> **Task description**: Collect all lines below with the string "matches".

> **Records shown**:
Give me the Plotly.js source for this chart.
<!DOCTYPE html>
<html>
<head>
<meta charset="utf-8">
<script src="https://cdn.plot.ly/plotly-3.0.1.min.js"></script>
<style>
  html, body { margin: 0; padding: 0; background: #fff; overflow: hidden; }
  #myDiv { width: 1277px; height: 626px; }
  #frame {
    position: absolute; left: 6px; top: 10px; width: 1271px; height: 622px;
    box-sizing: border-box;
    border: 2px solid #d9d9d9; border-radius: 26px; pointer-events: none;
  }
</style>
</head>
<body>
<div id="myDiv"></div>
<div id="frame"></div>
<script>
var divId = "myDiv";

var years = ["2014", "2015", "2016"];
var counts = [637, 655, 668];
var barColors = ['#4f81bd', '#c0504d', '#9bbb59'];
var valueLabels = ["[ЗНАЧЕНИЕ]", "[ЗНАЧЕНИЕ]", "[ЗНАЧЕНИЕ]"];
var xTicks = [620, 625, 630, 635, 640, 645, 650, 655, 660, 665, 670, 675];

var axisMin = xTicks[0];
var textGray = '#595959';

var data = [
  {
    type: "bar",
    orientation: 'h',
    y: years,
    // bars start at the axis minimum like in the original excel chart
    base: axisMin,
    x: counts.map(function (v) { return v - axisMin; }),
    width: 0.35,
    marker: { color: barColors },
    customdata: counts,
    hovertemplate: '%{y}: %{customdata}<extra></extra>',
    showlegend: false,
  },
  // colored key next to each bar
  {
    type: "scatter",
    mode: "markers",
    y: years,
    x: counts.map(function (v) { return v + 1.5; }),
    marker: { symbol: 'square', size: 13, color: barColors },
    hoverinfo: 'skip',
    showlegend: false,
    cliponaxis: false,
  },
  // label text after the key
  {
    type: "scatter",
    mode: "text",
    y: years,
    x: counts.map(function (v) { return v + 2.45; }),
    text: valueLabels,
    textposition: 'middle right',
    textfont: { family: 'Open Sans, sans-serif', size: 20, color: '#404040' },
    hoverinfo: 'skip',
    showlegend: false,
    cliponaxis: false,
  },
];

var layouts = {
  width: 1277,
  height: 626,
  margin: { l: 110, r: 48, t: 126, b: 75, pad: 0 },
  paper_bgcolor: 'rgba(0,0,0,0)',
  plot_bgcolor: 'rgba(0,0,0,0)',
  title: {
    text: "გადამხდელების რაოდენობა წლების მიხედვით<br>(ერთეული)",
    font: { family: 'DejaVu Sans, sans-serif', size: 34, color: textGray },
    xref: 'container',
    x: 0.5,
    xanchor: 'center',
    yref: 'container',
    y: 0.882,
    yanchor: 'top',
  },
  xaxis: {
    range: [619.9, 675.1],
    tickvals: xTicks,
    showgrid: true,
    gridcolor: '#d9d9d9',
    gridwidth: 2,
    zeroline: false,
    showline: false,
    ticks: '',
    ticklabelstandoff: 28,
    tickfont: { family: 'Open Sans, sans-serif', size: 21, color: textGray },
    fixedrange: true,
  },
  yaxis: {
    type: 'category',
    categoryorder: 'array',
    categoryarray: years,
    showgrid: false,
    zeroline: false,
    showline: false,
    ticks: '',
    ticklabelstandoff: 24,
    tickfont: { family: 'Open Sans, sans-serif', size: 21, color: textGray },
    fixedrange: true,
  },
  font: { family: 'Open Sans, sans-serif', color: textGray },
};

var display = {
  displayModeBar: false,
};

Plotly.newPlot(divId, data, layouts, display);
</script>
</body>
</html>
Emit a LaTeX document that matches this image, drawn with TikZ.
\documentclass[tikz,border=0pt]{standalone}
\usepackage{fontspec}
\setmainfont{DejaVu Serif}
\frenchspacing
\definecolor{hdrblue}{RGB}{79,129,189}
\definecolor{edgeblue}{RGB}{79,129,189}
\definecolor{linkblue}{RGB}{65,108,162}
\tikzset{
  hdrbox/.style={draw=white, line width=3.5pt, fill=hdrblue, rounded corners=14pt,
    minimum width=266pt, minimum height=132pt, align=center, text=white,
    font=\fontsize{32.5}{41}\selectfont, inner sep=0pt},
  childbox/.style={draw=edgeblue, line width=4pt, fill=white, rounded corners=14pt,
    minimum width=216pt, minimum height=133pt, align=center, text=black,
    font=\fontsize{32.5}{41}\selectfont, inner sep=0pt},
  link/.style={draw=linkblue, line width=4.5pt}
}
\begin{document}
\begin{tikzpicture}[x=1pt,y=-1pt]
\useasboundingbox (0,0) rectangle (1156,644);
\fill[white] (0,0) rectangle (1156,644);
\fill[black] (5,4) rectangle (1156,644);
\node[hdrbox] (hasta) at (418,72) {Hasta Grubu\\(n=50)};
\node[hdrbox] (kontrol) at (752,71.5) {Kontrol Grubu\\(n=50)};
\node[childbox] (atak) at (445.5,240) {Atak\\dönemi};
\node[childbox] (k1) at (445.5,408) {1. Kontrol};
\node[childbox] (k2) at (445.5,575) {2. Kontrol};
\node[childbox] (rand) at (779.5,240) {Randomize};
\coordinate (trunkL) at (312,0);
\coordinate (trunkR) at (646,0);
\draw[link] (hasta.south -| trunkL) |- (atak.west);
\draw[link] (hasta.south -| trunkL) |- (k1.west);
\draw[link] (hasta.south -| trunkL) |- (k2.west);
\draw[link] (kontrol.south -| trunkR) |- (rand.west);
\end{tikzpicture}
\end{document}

--

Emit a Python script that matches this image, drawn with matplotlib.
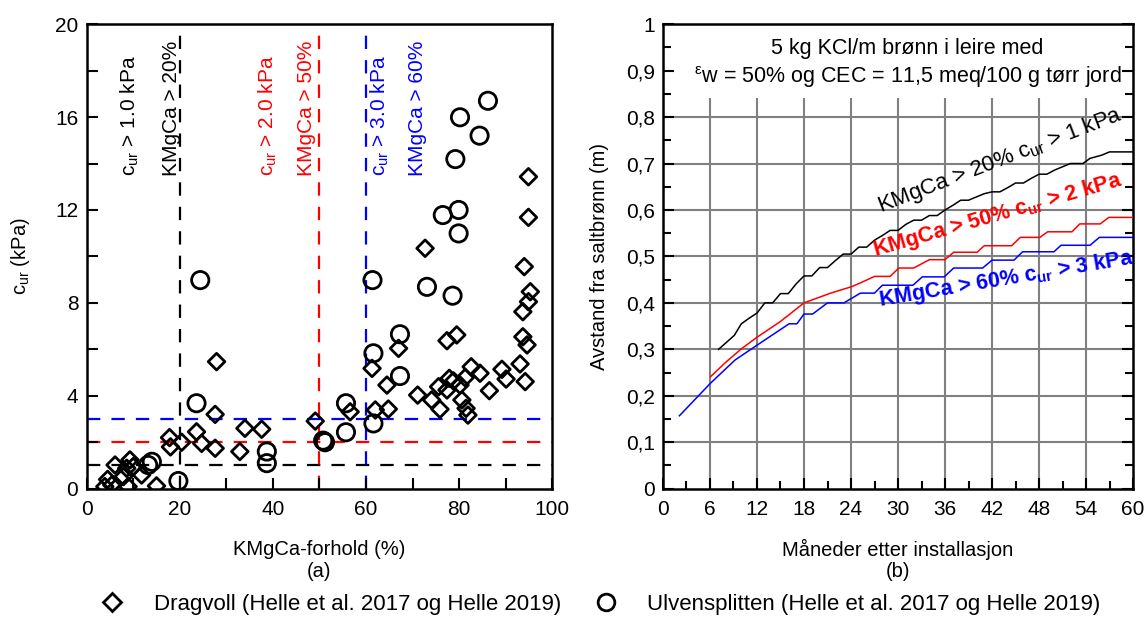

> **Answer to this exercise**:
Emit a LaTeX document that matches this image, drawn with TikZ.
Emit a Python script that matches this image, drawn with matplotlib.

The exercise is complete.